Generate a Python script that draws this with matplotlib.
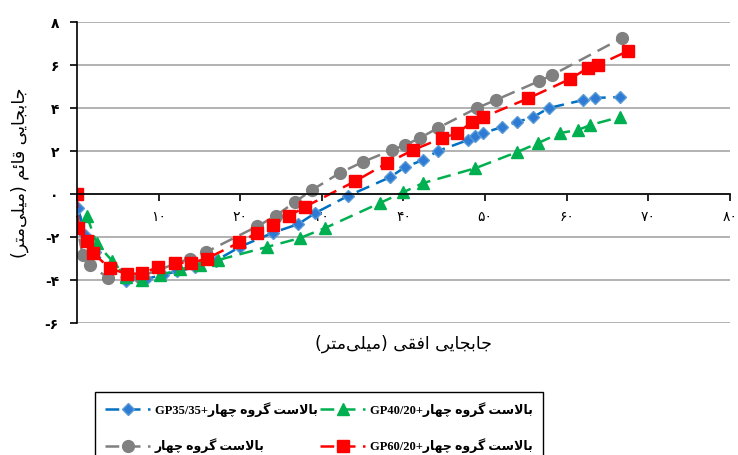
import matplotlib
matplotlib.use('Agg')
import matplotlib.pyplot as plt
from matplotlib.lines import Line2D

# horizontal / vertical displacement (mm) for each ballast mix
x_gray = [-0.2, 0.7, 1.6, 3.8, 7.7, 13.8, 15.8, 22.1, 24.4, 26.7, 28.8, 32.2, 35.0, 38.6,
          40.2, 42.0, 44.2, 49.0, 51.3, 56.6, 58.2, 66.8]
y_gray = [-1.1, -2.85, -3.3, -3.9, -3.85, -3.0, -2.7, -1.5, -1.0, -0.37, 0.19, 0.98, 1.49, 2.05,
          2.28, 2.6, 3.07, 4.0, 4.37, 5.25, 5.53, 7.26]

x_blue = [0.1, 1.0, 2.2, 4.0, 6.0, 8.5, 10.5, 12.3, 14.5, 17.0, 20.0, 24.0, 27.1, 29.2, 33.2,
          38.4, 40.2, 42.4, 44.2, 47.9, 48.8, 49.8, 52.1, 53.9, 55.9, 57.8, 62.0, 63.5, 66.5]
y_blue = [-0.65, -1.9, -2.7, -3.5, -4.05, -3.95, -3.75, -3.6, -3.4, -3.1, -2.45, -1.8, -1.4,
          -0.88, -0.09, 0.79, 1.26, 1.58, 2.0, 2.51, 2.7, 2.84, 3.12, 3.35, 3.58, 4.0, 4.37, 4.47, 4.51]

x_green = [1.2, 2.4, 4.3, 6.0, 8.0, 10.2, 12.6, 15.1, 17.3, 23.3, 27.3, 30.4, 37.1, 40.0, 42.4,
           48.8, 53.9, 56.5, 59.2, 61.4, 62.9, 66.5]
y_green = [-1.0, -2.3, -3.1, -3.85, -4.0, -3.77, -3.5, -3.3, -3.07, -2.46, -2.05, -1.58, -0.42,
           0.09, 0.51, 1.2, 1.95, 2.37, 2.84, 2.98, 3.21, 3.58]

x_red = [0.0, 0.1, 1.2, 2.0, 4.0, 6.1, 8.0, 9.9, 12.0, 14.0, 15.9, 19.9, 22.1, 24.0, 26.0, 27.9,
         34.1, 38.0, 41.2, 44.7, 46.6, 48.4, 49.8, 55.3, 60.4, 62.6, 63.8, 67.5]
y_red = [0.0, -1.6, -2.2, -2.75, -3.45, -3.72, -3.69, -3.4, -3.2, -3.2, -3.0, -2.25, -1.8, -1.44,
         -1.02, -0.6, 0.6, 1.44, 2.05, 2.6, 2.84, 3.35, 3.58, 4.45, 5.35, 5.86, 6.0, 6.65]

x_ticks = [0, 10, 20, 30, 40, 50, 60, 70, 80]
y_ticks = [-6, -4, -2, 0, 2, 4, 6, 8]

# persian contextual forms: isolated, final, initial, medial
FORMS = {
    'ا': ('\uFE8D', '\uFE8E', None, None),
    'ب': ('\uFE8F', '\uFE90', '\uFE91', '\uFE92'),
    'ت': ('\uFE95', '\uFE96', '\uFE97', '\uFE98'),
    'ج': ('\uFE9D', '\uFE9E', '\uFE9F', '\uFEA0'),
    'چ': ('\uFB7A', '\uFB7B', '\uFB7C', '\uFB7D'),
    'ر': ('\uFEAD', '\uFEAE', None, None),
    'س': ('\uFEB1', '\uFEB2', '\uFEB3', '\uFEB4'),
    'ف': ('\uFED1', '\uFED2', '\uFED3', '\uFED4'),
    'ق': ('\uFED5', '\uFED6', '\uFED7', '\uFED8'),
    'گ': ('\uFB92', '\uFB93', '\uFB94', '\uFB95'),
    'ل': ('\uFEDD', '\uFEDE', '\uFEDF', '\uFEE0'),
    'م': ('\uFEE1', '\uFEE2', '\uFEE3', '\uFEE4'),
    'ه': ('\uFEE9', '\uFEEA', '\uFEEB', '\uFEEC'),
    'و': ('\uFEED', '\uFEEE', None, None),
    'ی': ('\uFBFC', '\uFBFD', '\uFBFE', '\uFBFF'),
    'ئ': ('\uFE89', '\uFE8A', '\uFE8B', '\uFE8C'),
}


def fa(text):
    out = []
    i = 0
    n = len(text)
    while i < n:
        c = text[i]
        if c not in FORMS:
            if c != '\u200c':
                out.append(c)
            i += 1
            continue
        prev = text[i - 1] if i > 0 else ''
        joins_prev = prev in FORMS and FORMS[prev][2] is not None
        if c == 'ل' and i + 1 < n and text[i + 1] == 'ا':
            out.append('\uFEFC' if joins_prev else '\uFEFB')
            i += 2
            continue
        nxt = text[i + 1] if i + 1 < n else ''
        joins_next = FORMS[c][2] is not None and nxt in FORMS
        iso, fin, ini, med = FORMS[c]
        if joins_prev and joins_next:
            out.append(med)
        elif joins_prev:
            out.append(fin)
        elif joins_next:
            out.append(ini)
        else:
            out.append(iso)
        i += 1
    swap = {'(': ')', ')': '('}
    return ''.join(swap.get(ch, ch) for ch in reversed(out))


def fa_num(v):
    digits = '۰۱۲۳۴۵۶۷۸۹'
    s = ''.join(digits[int(d)] for d in str(abs(v)))
    return '-' + s if v < 0 else s


plt.rcParams['font.family'] = ['Liberation Serif', 'DejaVu Sans']

fig = plt.figure(figsize=(7.38, 4.55), dpi=100)
ax = fig.add_axes([0.1043, 0.290, 0.8848, 0.6616])

dash = (0, (5.5, 3))
lw = 1.8
ax.plot(x_gray, y_gray, color='#808080', ls=dash, lw=lw, marker='o', ms=8.5,
        mfc='#808080', mec='#808080')
ax.plot(x_blue, y_blue, color='#0070C0', ls=dash, lw=lw, marker='D', ms=6.3,
        mfc='#2E7BD6', mec='#5B9BD5')
ax.plot(x_green, y_green, color='#00B050', ls=dash, lw=lw, marker='^', ms=8.5,
        mfc='#00B050', mec='#00B050')
ax.plot(x_red, y_red, color='#FF0000', ls=dash, lw=lw, marker='s', ms=8.2,
        mfc='#FF0000', mec='#FF0000')

ax.set_xlim(0, 80)
ax.set_ylim(-6, 8)
ax.set_yticks(y_ticks)
ax.set_xticks(x_ticks)
ax.set_yticklabels([fa_num(v) for v in y_ticks], fontfamily='DejaVu Sans',
                   fontweight='bold', fontsize=10)
ax.set_xticklabels([fa_num(v) for v in x_ticks], fontfamily='DejaVu Sans',
                   fontweight='bold', fontsize=10)

ax.grid(axis='y', color='#A6A6A6', lw=1.2)
ax.set_axisbelow(True)
for s in ['top', 'right']:
    ax.spines[s].set_visible(False)
ax.spines['bottom'].set_position(('data', 0))
ax.spines['bottom'].set_linewidth(1.2)
ax.spines['left'].set_linewidth(1.2)
ax.tick_params(axis='both', direction='out', length=5, width=1.2, colors='black')
ax.tick_params(axis='y', pad=8)
ax.tick_params(axis='x', pad=7)

ax.set_xlabel(fa('جابجایی افقی (میلی\u200cمتر)'), fontfamily='DejaVu Sans', fontsize=12.5)
ax.xaxis.set_label_coords(0.5, -0.04)
ax.set_ylabel(fa('جابجایی قائم (میلی\u200cمتر)'), fontfamily='DejaVu Sans', fontsize=12.5)
ax.yaxis.label.set_verticalalignment('center')
ax.yaxis.set_label_coords(-0.087, 0.5)

base = fa('بالاست گروه چهار')
handles = [
    Line2D([], [], color='#0070C0', ls=dash, lw=lw, marker='D', ms=6.3, mfc='#2E7BD6', mec='#5B9BD5'),
    Line2D([], [], color='#808080', ls=dash, lw=lw, marker='o', ms=8.5),
    Line2D([], [], color='#00B050', ls=dash, lw=lw, marker='^', ms=8.5),
    Line2D([], [], color='#FF0000', ls=dash, lw=lw, marker='s', ms=8.2),
]
labels = ['GP35/35+' + base, base, 'GP40/20+' + base, 'GP60/20+' + base]
leg = fig.legend(handles, labels, loc='upper left', bbox_to_anchor=(95 / 738, 1 - 392 / 455),
                 ncol=2, frameon=True, fancybox=False, edgecolor='black', framealpha=1,
                 prop={'weight': 'bold', 'size': 9}, handlelength=3.6, handletextpad=0.4,
                 columnspacing=0.2, labelspacing=1.7, borderpad=0.8, borderaxespad=0)
leg.get_frame().set_linewidth(1.0)

fig.savefig('out.png', dpi=100)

## TASK DETAILS
Copy out each line of the listing that holds "matplotlib".

## RESULT OF THIS TASK
Generate a Python script that draws this with matplotlib.
import matplotlib
matplotlib.use('Agg')
import matplotlib.pyplot as plt
from matplotlib.lines import Line2D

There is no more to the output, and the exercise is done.